▶ **Information provided**

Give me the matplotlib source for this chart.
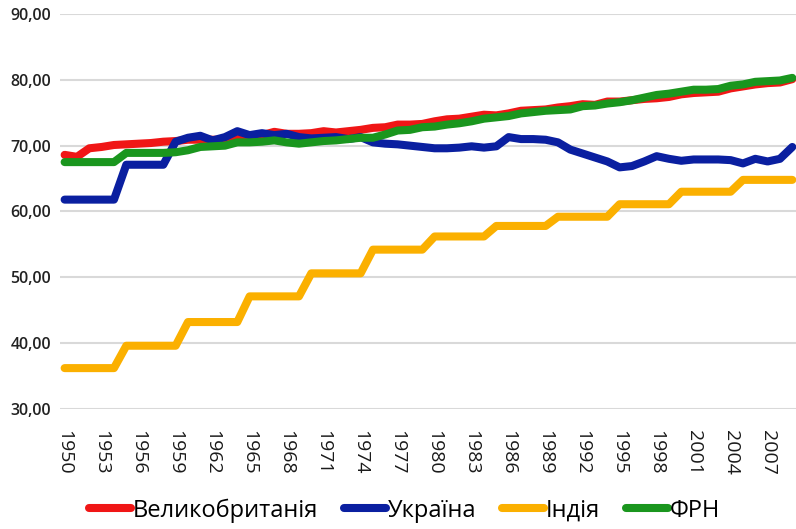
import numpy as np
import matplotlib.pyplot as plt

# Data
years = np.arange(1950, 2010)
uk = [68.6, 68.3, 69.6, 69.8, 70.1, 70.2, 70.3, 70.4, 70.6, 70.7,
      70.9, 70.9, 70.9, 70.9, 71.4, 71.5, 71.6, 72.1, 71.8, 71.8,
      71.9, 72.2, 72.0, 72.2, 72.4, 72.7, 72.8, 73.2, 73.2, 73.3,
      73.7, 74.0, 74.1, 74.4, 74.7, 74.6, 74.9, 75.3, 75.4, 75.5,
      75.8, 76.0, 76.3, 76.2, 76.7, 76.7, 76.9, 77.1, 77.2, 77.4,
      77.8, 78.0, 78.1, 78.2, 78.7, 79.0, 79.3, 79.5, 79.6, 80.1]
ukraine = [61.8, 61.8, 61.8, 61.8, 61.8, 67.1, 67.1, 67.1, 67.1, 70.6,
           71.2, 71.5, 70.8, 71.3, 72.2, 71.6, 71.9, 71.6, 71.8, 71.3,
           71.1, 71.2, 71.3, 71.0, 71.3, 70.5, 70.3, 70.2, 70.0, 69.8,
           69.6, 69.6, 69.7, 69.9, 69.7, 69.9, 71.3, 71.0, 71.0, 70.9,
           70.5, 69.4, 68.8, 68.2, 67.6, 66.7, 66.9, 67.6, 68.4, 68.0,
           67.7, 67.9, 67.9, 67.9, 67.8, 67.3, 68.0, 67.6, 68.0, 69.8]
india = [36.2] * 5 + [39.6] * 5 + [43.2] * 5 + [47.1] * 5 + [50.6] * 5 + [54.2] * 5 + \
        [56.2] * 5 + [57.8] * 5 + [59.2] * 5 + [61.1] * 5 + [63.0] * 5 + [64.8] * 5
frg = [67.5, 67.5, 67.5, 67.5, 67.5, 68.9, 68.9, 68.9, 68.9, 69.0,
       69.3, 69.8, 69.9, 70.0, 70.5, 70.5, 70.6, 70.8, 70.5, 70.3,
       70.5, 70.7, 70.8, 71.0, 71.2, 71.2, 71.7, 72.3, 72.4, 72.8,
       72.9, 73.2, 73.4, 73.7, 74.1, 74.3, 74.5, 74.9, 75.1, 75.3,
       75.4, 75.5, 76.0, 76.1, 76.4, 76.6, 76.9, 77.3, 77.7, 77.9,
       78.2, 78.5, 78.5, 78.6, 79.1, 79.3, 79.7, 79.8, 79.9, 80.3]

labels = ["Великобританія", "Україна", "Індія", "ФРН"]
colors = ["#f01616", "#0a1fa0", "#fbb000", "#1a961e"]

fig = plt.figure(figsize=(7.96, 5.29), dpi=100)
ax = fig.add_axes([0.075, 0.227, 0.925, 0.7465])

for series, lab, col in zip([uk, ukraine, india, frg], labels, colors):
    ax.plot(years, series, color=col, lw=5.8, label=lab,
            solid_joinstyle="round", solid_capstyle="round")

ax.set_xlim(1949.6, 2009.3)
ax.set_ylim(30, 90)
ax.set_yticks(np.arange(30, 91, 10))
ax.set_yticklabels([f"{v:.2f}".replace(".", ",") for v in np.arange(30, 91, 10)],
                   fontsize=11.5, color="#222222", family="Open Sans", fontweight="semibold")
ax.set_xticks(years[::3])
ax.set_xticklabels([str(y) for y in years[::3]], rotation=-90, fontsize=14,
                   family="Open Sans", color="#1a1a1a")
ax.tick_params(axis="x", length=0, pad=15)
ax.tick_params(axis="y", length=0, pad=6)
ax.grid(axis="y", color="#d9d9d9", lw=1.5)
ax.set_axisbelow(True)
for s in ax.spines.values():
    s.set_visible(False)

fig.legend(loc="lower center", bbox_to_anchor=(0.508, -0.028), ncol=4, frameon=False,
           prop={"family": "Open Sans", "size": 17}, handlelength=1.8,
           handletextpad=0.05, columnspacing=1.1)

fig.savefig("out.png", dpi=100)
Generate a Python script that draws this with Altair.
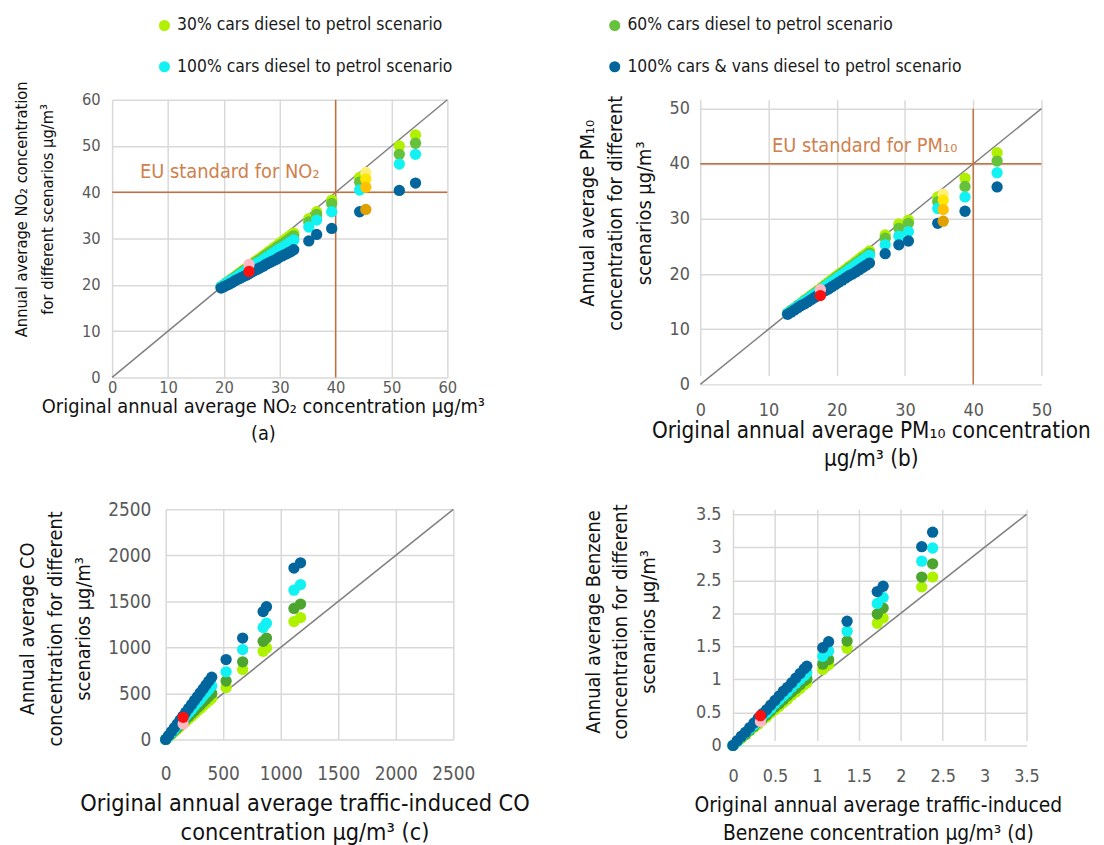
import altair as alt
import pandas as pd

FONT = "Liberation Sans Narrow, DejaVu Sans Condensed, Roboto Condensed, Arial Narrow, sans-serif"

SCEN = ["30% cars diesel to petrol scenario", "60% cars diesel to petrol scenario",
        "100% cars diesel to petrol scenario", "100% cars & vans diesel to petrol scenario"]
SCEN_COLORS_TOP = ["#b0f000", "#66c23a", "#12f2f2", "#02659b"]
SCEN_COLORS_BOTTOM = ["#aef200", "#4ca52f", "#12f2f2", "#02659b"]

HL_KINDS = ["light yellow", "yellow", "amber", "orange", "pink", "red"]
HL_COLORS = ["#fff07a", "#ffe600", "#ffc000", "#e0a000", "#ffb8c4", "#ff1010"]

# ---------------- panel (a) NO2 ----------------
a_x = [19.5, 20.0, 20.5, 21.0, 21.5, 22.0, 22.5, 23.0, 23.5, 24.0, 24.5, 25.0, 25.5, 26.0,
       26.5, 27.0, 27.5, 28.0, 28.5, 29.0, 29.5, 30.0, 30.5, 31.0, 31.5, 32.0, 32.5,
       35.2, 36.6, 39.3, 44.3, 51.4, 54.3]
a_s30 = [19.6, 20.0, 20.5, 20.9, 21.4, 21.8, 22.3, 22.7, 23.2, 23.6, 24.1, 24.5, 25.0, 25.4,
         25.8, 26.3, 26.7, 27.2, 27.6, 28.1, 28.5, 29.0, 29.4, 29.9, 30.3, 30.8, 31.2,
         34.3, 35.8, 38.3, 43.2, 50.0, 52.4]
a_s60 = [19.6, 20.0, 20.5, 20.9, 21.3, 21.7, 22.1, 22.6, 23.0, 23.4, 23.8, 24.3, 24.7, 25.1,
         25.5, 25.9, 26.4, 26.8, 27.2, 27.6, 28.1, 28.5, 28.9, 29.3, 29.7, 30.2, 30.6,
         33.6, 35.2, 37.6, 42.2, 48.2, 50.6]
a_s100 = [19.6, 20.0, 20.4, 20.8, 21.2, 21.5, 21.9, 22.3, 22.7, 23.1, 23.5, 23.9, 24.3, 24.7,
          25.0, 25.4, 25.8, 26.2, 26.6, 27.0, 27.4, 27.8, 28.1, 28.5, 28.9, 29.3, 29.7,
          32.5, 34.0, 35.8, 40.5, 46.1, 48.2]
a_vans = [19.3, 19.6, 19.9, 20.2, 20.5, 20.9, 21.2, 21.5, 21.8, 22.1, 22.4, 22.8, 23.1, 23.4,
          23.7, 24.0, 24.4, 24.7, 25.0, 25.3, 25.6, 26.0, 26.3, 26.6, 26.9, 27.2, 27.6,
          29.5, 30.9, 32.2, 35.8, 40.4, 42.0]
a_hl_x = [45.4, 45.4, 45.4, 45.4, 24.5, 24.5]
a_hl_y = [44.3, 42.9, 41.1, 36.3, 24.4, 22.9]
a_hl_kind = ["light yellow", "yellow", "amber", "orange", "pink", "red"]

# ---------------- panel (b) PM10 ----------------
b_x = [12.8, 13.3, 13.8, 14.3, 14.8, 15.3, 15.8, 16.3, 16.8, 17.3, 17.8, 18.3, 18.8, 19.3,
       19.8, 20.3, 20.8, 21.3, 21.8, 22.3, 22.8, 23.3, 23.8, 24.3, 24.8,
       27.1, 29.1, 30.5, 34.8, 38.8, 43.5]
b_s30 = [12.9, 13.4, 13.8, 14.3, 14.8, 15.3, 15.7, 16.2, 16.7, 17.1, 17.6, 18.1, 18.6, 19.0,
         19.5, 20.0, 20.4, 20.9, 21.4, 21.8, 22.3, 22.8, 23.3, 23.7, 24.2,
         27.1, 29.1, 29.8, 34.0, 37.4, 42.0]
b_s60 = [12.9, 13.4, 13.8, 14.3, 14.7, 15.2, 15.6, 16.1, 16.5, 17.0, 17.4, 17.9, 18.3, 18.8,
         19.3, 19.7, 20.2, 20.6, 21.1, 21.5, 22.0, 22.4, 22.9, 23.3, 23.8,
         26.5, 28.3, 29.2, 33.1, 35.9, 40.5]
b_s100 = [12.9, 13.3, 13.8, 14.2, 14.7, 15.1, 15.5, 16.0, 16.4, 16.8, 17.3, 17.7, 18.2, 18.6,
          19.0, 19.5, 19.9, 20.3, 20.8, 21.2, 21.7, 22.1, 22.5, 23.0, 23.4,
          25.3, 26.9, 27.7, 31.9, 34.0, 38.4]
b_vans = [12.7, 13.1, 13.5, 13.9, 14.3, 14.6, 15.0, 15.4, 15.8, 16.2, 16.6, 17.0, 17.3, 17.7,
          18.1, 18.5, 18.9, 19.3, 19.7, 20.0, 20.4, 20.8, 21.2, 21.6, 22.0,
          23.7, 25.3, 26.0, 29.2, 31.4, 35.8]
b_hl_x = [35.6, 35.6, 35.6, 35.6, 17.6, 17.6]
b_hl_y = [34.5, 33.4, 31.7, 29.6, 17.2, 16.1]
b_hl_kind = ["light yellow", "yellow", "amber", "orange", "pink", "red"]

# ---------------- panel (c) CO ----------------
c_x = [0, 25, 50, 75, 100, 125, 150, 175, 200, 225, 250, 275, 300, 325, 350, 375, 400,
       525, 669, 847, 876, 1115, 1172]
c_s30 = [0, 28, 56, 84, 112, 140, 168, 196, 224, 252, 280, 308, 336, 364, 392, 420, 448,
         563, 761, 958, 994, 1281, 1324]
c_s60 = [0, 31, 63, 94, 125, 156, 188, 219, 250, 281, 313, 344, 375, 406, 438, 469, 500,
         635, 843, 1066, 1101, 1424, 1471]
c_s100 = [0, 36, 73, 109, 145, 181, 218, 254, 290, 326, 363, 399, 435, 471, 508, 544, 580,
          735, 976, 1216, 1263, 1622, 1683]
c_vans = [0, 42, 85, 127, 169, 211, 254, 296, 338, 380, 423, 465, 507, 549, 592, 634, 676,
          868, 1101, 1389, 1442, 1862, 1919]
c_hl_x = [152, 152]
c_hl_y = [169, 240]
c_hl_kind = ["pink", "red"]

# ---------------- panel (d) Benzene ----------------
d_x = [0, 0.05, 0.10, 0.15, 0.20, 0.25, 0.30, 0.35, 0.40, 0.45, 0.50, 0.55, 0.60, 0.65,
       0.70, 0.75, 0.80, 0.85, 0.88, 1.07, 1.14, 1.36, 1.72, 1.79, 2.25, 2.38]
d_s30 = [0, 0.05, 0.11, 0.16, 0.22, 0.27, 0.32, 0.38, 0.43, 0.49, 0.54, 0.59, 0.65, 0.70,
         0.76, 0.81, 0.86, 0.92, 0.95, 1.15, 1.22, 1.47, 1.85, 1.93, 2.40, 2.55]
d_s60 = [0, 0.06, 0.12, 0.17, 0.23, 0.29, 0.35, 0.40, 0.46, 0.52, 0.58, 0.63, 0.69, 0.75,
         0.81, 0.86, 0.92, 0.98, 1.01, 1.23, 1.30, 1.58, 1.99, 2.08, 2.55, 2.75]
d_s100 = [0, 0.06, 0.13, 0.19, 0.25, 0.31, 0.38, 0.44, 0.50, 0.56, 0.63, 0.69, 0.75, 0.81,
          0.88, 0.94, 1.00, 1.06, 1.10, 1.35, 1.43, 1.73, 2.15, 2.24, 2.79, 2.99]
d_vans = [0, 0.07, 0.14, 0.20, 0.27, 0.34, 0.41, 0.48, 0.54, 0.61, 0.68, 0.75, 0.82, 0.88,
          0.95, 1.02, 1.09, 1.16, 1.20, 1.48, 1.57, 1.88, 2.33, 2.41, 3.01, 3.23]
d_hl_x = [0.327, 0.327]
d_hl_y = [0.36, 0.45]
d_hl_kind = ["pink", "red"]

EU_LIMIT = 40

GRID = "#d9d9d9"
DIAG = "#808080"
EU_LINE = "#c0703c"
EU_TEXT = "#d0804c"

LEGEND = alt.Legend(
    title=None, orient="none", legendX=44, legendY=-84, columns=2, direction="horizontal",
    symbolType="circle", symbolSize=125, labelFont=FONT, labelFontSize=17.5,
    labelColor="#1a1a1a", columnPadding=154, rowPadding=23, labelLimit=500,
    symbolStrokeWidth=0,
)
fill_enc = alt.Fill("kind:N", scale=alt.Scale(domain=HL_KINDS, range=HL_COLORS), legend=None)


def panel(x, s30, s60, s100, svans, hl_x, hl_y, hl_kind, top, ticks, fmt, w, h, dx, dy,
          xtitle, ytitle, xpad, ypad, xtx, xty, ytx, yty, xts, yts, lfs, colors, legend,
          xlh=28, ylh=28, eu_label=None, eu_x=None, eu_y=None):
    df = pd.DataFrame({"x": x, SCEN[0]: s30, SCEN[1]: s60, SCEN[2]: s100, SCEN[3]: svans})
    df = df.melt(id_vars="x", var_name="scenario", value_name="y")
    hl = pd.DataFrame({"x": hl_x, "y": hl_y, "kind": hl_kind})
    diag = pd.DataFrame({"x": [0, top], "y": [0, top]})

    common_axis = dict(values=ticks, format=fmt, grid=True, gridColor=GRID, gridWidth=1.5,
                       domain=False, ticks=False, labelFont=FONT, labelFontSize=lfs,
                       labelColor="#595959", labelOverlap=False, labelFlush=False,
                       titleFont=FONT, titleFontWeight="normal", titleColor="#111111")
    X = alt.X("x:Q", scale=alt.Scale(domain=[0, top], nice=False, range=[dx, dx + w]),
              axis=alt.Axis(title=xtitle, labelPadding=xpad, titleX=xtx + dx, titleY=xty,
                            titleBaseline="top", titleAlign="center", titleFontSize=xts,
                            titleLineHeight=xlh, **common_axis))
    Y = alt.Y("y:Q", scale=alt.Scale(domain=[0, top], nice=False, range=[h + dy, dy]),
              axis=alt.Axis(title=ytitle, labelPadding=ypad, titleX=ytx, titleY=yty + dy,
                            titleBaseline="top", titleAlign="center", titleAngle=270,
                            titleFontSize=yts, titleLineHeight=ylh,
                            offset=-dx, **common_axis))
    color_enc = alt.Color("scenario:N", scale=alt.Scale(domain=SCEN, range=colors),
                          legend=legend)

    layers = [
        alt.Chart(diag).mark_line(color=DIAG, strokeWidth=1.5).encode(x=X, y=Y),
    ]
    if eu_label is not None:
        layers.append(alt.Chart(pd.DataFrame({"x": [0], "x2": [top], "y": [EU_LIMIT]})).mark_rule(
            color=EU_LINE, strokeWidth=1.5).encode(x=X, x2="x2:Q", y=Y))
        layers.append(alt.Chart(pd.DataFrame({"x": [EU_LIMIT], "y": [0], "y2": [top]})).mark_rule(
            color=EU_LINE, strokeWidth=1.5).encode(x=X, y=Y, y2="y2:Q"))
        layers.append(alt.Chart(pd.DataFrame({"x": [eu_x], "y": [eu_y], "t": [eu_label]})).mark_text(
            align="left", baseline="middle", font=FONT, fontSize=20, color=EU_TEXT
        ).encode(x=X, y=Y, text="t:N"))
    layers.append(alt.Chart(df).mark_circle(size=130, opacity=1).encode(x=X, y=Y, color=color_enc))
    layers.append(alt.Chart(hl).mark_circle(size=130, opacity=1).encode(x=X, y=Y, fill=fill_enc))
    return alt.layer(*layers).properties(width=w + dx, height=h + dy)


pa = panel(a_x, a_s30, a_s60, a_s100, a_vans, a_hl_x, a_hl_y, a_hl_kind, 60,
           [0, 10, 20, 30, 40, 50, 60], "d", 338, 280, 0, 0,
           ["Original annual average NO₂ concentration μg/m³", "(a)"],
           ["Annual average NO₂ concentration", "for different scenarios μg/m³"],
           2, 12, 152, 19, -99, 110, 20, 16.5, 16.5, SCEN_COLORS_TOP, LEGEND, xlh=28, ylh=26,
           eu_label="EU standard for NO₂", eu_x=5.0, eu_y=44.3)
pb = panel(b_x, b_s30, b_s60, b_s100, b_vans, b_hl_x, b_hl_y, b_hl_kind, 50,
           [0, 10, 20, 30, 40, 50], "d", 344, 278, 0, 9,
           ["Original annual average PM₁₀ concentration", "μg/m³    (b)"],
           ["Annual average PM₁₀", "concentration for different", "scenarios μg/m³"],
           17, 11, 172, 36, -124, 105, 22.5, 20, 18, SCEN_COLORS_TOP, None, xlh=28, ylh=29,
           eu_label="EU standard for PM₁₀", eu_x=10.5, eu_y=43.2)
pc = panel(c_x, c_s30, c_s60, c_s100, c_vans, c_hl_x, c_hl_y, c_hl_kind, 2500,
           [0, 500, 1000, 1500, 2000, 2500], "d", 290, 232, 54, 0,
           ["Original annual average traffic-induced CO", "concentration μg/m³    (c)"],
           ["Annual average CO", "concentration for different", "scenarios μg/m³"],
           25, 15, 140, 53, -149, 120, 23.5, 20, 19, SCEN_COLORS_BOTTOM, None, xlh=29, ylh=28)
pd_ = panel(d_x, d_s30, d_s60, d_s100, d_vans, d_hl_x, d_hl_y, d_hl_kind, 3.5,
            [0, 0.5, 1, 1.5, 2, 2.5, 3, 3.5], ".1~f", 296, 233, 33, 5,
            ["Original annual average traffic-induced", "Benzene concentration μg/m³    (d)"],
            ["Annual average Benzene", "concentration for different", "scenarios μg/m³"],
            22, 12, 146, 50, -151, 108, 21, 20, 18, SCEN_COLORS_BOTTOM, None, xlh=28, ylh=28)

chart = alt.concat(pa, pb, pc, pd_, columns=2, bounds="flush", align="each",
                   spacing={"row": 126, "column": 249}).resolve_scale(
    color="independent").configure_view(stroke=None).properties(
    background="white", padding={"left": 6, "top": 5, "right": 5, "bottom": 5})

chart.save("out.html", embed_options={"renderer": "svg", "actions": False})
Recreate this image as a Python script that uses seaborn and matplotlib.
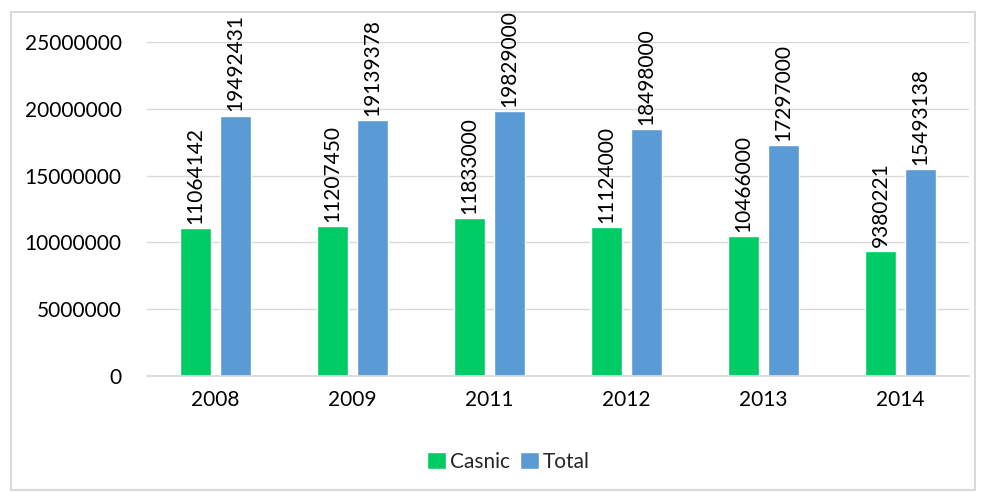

▶ **Given exercise**
Reproduce only the lines of the records from the start up to and including the line that holds "ax = fig.add_axes([0.075, 0.227, 0.925, 0.7465])"; do not carry over any picture.

▶ **Exercise result**
Give me the matplotlib source for this chart.
import numpy as np
import matplotlib.pyplot as plt

# Data
years = np.arange(1950, 2010)
uk = [68.6, 68.3, 69.6, 69.8, 70.1, 70.2, 70.3, 70.4, 70.6, 70.7,
      70.9, 70.9, 70.9, 70.9, 71.4, 71.5, 71.6, 72.1, 71.8, 71.8,
      71.9, 72.2, 72.0, 72.2, 72.4, 72.7, 72.8, 73.2, 73.2, 73.3,
      73.7, 74.0, 74.1, 74.4, 74.7, 74.6, 74.9, 75.3, 75.4, 75.5,
      75.8, 76.0, 76.3, 76.2, 76.7, 76.7, 76.9, 77.1, 77.2, 77.4,
      77.8, 78.0, 78.1, 78.2, 78.7, 79.0, 79.3, 79.5, 79.6, 80.1]
ukraine = [61.8, 61.8, 61.8, 61.8, 61.8, 67.1, 67.1, 67.1, 67.1, 70.6,
           71.2, 71.5, 70.8, 71.3, 72.2, 71.6, 71.9, 71.6, 71.8, 71.3,
           71.1, 71.2, 71.3, 71.0, 71.3, 70.5, 70.3, 70.2, 70.0, 69.8,
           69.6, 69.6, 69.7, 69.9, 69.7, 69.9, 71.3, 71.0, 71.0, 70.9,
           70.5, 69.4, 68.8, 68.2, 67.6, 66.7, 66.9, 67.6, 68.4, 68.0,
           67.7, 67.9, 67.9, 67.9, 67.8, 67.3, 68.0, 67.6, 68.0, 69.8]
india = [36.2] * 5 + [39.6] * 5 + [43.2] * 5 + [47.1] * 5 + [50.6] * 5 + [54.2] * 5 + \
        [56.2] * 5 + [57.8] * 5 + [59.2] * 5 + [61.1] * 5 + [63.0] * 5 + [64.8] * 5
frg = [67.5, 67.5, 67.5, 67.5, 67.5, 68.9, 68.9, 68.9, 68.9, 69.0,
       69.3, 69.8, 69.9, 70.0, 70.5, 70.5, 70.6, 70.8, 70.5, 70.3,
       70.5, 70.7, 70.8, 71.0, 71.2, 71.2, 71.7, 72.3, 72.4, 72.8,
       72.9, 73.2, 73.4, 73.7, 74.1, 74.3, 74.5, 74.9, 75.1, 75.3,
       75.4, 75.5, 76.0, 76.1, 76.4, 76.6, 76.9, 77.3, 77.7, 77.9,
       78.2, 78.5, 78.5, 78.6, 79.1, 79.3, 79.7, 79.8, 79.9, 80.3]

labels = ["Великобританія", "Україна", "Індія", "ФРН"]
colors = ["#f01616", "#0a1fa0", "#fbb000", "#1a961e"]

fig = plt.figure(figsize=(7.96, 5.29), dpi=100)
ax = fig.add_axes([0.075, 0.227, 0.925, 0.7465])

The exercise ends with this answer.